Farid L. lebt seit 2015 in München. Er sagt, in seiner Heimat Afghanistan hätten Taliban ihn gezwungen, Drogen für sie anzubauen. Man haben ihn geschlagen. Zwei Tage habe er sich in der Gewalt der Taliban befunden. Doch ihm sei die Flucht gelungen. Über Pakistan, Iran, die Balkanroute, dann Deutschland. Er habe hier einen Schulabschluss machen wollen, so L., und danach eine Ausbildung zum Verkäufer.

Die Attacke auf Milad F. gab Farid L. zum Prozessauftakt zu. Doch so, wie es in der Anklage steht, soll es nicht gewesen sein.

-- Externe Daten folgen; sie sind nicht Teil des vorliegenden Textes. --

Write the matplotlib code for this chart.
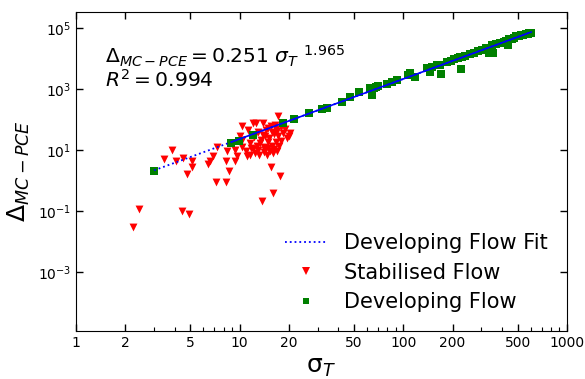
import matplotlib
matplotlib.use("Agg")
import numpy as np
import matplotlib.pyplot as plt
from matplotlib.ticker import FixedLocator, FuncFormatter, NullFormatter, LogLocator

# Developing flow (green squares)
dev_sigma = [3.0, 8.9, 9.9, 12.1, 18.5, 21.5, 26.6, 31.7, 34, 42, 47, 53.6, 62.5, 64, 66, 68,
             70, 79, 85, 91, 107, 110, 118, 139, 145, 150, 160, 167, 171, 184, 195, 205,
             215, 222, 225, 229, 240, 255, 269, 285, 302, 320, 335, 348, 355, 370, 389,
             410, 425, 438, 440, 460, 475, 492, 510, 525, 540, 560, 575, 590, 600, 605]
dev_delta = [2.1, 17.6, 19.6, 32, 76, 102, 160, 217, 234, 380, 537, 776, 1050, 630, 1100, 1200,
             1240, 1440, 1700, 2040, 2800, 3400, 2400, 5000, 3600, 5300, 6000, 6000, 3200, 7700,
             8500, 9500, 10500, 11000, 4600, 11500, 12500, 14000, 15000, 17500, 19600, 22000,
             15500, 27000, 15000, 29500, 32000, 35500, 38000, 27000, 42000, 45000, 48000,
             54000, 56000, 58000, 59000, 63000, 65000, 68000, 70000, 66000]

# Stabilised flow (red triangles)
stab_sigma = [2.24, 2.44, 3.46, 3.84, 4.08, 4.42, 4.52, 4.74, 4.9, 5.13, 5.13, 6.4, 6.6, 6.9,
              7.2, 7.3, 8.2, 8.2, 8.4, 8.6, 9.4, 9.4, 9.6, 10.0, 10.3, 10.3, 10.4, 10.9, 11.1,
              11.2, 11.6, 11.6, 11.8, 12.0, 12.1, 12.3, 12.4, 12.6, 12.8, 13.0, 13.0, 13.2,
              13.3, 13.5, 13.7, 13.8, 13.9, 14.0, 14.1, 14.2, 14.3, 14.5, 14.6, 14.8, 15.0,
              15.0, 15.2, 15.3, 15.5, 15.5, 15.7, 15.8, 15.9, 16.0, 16.2, 16.3, 16.4, 16.6,
              16.7, 16.9, 17.0, 17.2, 17.2, 17.5, 17.6, 17.8, 18.0, 18.5, 19.0, 19.4, 20.0,
              20.4]
stab_delta = [0.031, 0.117, 5.1, 10, 4.3, 0.10, 5.5, 1.7, 0.078, 4.3, 2.9, 3.6, 4.5, 6.2,
              0.88, 12.5, 0.88, 4.3, 9, 2.1, 4.3, 10, 6.2, 29, 22, 13, 61, 9, 6.5,
              45, 17, 7, 12, 76, 10.8, 26, 8, 76, 14, 10, 40, 7,
              17, 22, 0.21, 76, 31, 8.5, 13, 28, 10, 45, 7, 18, 52,
              11.5, 25, 9, 2.9, 60, 40, 14, 0.40, 8, 11, 33, 66, 50,
              19, 9.5, 42, 130, 28, 14, 1.45, 20, 55, 36, 48, 25, 30,
              36]

# Ajuste: Delta = a * sigma^b
fit_a = 0.251
fit_b = 1.965
r2 = 0.994

fig = plt.figure(figsize=(5.85, 3.79), dpi=100)
ax = fig.add_axes([0.130, 0.127, 0.839, 0.841])

ax.scatter(stab_sigma, stab_delta, marker="v", s=32, color="red", linewidths=0, zorder=2)
ax.scatter(dev_sigma, dev_delta, marker="s", s=26, color="green", linewidths=0, zorder=3)

xs = np.logspace(np.log10(min(dev_sigma)), np.log10(max(dev_sigma)), 200)
ax.plot(xs, fit_a * xs ** fit_b, ":", color="blue", lw=1.3, zorder=4)
xs2 = xs[xs >= dev_sigma[1]]
ax.plot(xs2, fit_a * xs2 ** fit_b, "-", color="blue", lw=1.2, zorder=4)

ax.set_xscale("log")
ax.set_yscale("log")
ax.set_xlim(1, 1000)
ax.set_ylim(1.2e-5, 3.3e5)

ax.xaxis.set_major_locator(FixedLocator([1, 2, 5, 10, 20, 50, 100, 200, 500, 1000]))
ax.xaxis.set_major_formatter(FuncFormatter(lambda v, p: "%d" % round(v)))
ax.xaxis.set_minor_locator(LogLocator(base=10, subs=np.arange(2, 10), numticks=20))
ax.xaxis.set_minor_formatter(NullFormatter())
ax.yaxis.set_major_locator(FixedLocator([1e-3, 1e-1, 1e1, 1e3, 1e5]))
ax.yaxis.set_minor_locator(FixedLocator([]))

ax.tick_params(which="major", direction="in", top=True, right=True, length=5, width=1,
               labelsize=10)
ax.tick_params(which="minor", direction="in", top=False, right=False, length=3, width=0.8)

ax.set_xlabel("σ$_T$", fontsize=18)
ax.set_ylabel("$\\Delta_{MC-PCE}$", fontsize=18)

ax.text(0.058, 0.9, "$\\Delta_{MC-PCE} = %.3f\\ \\sigma_T\\ ^{%.3f}$\n$R^2 = %.3f$" % (fit_a, fit_b, r2),
        transform=ax.transAxes, fontsize=14.6, va="top", ha="left", linespacing=1.0)

h_fit = plt.Line2D([], [], ls=":", color="blue", lw=1.3)
h_stab = plt.Line2D([], [], ls="", marker="v", color="red", markersize=6, markeredgewidth=0)
h_dev = plt.Line2D([], [], ls="", marker="s", color="green", markersize=5, markeredgewidth=0)
ax.legend([h_fit, h_stab, h_dev], ["Developing Flow Fit", "Stabilised Flow", "Developing Flow"],
          loc="lower right", frameon=False, fontsize=15, labelspacing=0.45, handlelength=2.0,
          handletextpad=0.85)

fig.savefig("out.png", dpi=100)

Er habe nur mit einer Bierflasche zweimal auf den Kopf von F. geschlagen. Warum, will der Vorsitzende, Richter Stephan Kirchinger, wissen. "Aus Angst" vor dem 20-Jährigen und weil dieser ihn beleidigt habe. Um seine Ex-Freundin sei es gar nicht gegangen, versichert Farid L. Das Ende seiner Beziehung beschreibt er so: "Sie wollte nicht mehr, ich auch nicht. Da habe ich eine neue Freundin gesucht." Traurig sei er nicht gewesen. Laut den Ermittlungen der Staatsanwaltschaft gibt es aber Zeugen, die das Gegenteil behaupten.

An manches, was in jener Nacht am 15. Juli 2016 geschah, kann sich der Angeklagte laut eigener Aussage nicht erinnern. "Ich war besoffen", sagt L. bei seiner Vernehmung öfters. Außerdem habe er zwei Joints geraucht und Alkohol getrunken. Vor dem Treffen mit Milad F. sollen es eine halbe Flasche Wodka und mehrere Flaschen Bier gewesen sein. "Wenn ich besoffen bin, weiß ich nicht mehr, was ich mache", so L. "Ich habe keine Kontrolle mehr." Das klinge wie in einem rechtsmedizinischen Vortrag, meint Richter Kirchinger. Ein psychiatrischer Gutachter, der Farid L. untersuchte, bemerkte an dessen linken Arm etliche Brandverletzungen. Er soll sie sich mit Zigaretten selbst zugefügt haben. In der Untersuchungshaft wird Farid L. von einem Psychiater behandelt. Nachts, wenn er alleine sei, so L. höre er Stimmen. Sie sagten "Schlechtes" über ihn. Der Prozess dauert an.